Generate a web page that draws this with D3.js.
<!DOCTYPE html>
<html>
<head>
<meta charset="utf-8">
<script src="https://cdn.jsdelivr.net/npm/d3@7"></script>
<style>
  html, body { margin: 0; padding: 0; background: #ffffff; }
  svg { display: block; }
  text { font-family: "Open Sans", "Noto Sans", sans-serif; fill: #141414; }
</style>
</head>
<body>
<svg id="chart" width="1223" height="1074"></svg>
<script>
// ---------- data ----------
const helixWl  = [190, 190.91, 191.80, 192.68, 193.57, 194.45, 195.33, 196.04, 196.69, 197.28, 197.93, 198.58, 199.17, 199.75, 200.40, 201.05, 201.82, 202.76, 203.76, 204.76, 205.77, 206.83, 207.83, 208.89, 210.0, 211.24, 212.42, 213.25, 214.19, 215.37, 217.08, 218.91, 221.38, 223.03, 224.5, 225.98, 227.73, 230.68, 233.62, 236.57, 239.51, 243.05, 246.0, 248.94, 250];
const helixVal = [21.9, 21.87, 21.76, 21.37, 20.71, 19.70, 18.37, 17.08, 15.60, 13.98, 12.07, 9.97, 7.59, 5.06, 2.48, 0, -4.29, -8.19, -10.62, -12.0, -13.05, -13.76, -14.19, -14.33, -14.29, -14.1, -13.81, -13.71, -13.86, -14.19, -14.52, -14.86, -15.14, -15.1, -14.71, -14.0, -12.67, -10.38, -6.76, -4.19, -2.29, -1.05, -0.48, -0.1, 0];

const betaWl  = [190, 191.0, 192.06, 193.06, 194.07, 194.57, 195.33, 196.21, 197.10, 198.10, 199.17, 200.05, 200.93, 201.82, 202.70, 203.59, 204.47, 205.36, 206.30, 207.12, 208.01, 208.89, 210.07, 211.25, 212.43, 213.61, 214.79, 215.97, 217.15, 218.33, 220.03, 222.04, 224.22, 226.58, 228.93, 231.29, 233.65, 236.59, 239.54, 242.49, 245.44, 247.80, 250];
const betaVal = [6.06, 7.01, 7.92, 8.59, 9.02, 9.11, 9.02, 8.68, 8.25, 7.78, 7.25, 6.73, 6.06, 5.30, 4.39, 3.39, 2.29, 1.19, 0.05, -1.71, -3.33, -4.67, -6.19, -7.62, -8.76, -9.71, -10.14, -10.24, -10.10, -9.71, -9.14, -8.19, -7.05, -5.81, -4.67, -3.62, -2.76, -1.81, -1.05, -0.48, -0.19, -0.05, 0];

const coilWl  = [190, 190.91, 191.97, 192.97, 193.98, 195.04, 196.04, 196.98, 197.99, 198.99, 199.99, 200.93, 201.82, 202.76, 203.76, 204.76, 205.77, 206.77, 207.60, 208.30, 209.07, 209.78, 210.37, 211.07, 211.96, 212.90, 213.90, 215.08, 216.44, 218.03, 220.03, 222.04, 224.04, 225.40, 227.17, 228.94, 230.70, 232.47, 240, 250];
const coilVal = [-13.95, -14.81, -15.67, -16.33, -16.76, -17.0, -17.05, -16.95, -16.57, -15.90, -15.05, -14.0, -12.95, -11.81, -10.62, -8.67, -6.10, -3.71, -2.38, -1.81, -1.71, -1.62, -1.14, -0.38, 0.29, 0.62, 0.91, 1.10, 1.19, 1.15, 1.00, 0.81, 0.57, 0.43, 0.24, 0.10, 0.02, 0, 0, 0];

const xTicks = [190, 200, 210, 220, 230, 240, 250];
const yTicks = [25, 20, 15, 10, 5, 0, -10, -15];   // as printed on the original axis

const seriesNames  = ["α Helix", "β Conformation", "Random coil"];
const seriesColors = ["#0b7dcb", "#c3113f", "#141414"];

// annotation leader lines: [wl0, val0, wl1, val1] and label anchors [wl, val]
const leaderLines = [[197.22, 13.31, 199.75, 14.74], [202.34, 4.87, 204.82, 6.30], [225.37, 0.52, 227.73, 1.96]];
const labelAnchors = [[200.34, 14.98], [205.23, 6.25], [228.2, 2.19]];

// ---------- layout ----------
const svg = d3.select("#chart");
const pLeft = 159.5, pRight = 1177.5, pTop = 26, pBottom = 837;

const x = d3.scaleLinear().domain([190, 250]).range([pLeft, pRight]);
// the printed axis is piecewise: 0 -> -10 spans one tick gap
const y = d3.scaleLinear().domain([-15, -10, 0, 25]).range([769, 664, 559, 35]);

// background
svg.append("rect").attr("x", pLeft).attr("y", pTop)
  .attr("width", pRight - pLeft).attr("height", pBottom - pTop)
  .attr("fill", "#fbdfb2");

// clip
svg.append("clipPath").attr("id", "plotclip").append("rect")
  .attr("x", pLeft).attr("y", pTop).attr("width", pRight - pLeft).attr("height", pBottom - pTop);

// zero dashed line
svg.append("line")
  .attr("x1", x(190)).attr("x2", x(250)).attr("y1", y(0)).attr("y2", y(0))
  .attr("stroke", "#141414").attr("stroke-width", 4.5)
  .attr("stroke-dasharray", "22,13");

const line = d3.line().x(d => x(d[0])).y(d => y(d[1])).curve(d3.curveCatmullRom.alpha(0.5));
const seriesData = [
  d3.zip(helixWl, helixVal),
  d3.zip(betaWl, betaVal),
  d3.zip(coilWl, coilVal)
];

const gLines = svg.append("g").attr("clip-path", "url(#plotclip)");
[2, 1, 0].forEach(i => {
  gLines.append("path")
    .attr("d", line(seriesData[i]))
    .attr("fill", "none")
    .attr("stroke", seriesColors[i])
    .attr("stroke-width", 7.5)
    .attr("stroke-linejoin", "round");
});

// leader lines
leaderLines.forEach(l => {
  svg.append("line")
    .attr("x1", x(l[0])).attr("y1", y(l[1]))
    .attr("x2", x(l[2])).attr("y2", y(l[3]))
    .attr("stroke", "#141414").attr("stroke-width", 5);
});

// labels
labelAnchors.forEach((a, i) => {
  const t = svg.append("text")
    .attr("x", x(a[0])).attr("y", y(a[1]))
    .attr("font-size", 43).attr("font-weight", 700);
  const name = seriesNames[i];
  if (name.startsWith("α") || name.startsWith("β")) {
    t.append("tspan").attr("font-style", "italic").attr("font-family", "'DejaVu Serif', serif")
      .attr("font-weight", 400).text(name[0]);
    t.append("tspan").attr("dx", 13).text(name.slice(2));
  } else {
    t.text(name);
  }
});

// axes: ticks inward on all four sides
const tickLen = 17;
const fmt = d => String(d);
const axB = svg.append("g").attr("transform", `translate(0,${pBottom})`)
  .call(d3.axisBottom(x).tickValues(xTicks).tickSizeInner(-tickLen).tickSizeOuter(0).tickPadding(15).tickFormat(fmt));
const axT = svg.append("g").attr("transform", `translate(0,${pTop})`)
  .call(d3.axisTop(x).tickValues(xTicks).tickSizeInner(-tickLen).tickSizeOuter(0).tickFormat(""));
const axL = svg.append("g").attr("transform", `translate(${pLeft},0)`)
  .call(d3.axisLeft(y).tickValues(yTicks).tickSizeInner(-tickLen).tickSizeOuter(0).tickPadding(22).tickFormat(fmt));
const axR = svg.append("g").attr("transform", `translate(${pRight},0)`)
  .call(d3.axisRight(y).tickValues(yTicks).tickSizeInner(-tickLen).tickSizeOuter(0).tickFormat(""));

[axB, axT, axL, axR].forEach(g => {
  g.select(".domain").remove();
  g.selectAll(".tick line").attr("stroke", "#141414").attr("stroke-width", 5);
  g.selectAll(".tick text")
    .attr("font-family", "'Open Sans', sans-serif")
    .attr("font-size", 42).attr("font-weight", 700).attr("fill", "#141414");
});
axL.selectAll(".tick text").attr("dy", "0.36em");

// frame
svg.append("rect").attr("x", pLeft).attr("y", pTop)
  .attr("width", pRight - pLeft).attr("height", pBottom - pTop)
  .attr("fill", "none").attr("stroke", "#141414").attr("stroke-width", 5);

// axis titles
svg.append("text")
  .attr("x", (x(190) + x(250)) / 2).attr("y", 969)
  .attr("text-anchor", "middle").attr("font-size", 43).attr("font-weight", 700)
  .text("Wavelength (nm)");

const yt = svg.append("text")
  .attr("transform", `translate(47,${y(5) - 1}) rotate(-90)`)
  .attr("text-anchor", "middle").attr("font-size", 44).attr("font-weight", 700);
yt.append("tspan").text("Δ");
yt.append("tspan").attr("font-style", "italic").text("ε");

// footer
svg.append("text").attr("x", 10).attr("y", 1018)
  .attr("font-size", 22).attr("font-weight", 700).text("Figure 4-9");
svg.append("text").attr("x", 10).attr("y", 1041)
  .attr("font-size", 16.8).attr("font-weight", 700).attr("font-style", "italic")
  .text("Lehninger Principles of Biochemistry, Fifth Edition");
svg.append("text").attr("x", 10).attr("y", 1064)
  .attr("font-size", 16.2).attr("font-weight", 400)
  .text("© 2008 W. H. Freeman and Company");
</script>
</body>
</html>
§ §
Quote exactly the lines running from the start of the listing above through the line where "-0.48, -0.1, 0];" is found, and output no other lines.

### FINISHED ANSWER:
Generate a web page that draws this with D3.js.
<!DOCTYPE html>
<html>
<head>
<meta charset="utf-8">
<script src="https://cdn.jsdelivr.net/npm/d3@7"></script>
<style>
  html, body { margin: 0; padding: 0; background: #ffffff; }
  svg { display: block; }
  text { font-family: "Open Sans", "Noto Sans", sans-serif; fill: #141414; }
</style>
</head>
<body>
<svg id="chart" width="1223" height="1074"></svg>
<script>
// ---------- data ----------
const helixWl  = [190, 190.91, 191.80, 192.68, 193.57, 194.45, 195.33, 196.04, 196.69, 197.28, 197.93, 198.58, 199.17, 199.75, 200.40, 201.05, 201.82, 202.76, 203.76, 204.76, 205.77, 206.83, 207.83, 208.89, 210.0, 211.24, 212.42, 213.25, 214.19, 215.37, 217.08, 218.91, 221.38, 223.03, 224.5, 225.98, 227.73, 230.68, 233.62, 236.57, 239.51, 243.05, 246.0, 248.94, 250];
const helixVal = [21.9, 21.87, 21.76, 21.37, 20.71, 19.70, 18.37, 17.08, 15.60, 13.98, 12.07, 9.97, 7.59, 5.06, 2.48, 0, -4.29, -8.19, -10.62, -12.0, -13.05, -13.76, -14.19, -14.33, -14.29, -14.1, -13.81, -13.71, -13.86, -14.19, -14.52, -14.86, -15.14, -15.1, -14.71, -14.0, -12.67, -10.38, -6.76, -4.19, -2.29, -1.05, -0.48, -0.1, 0];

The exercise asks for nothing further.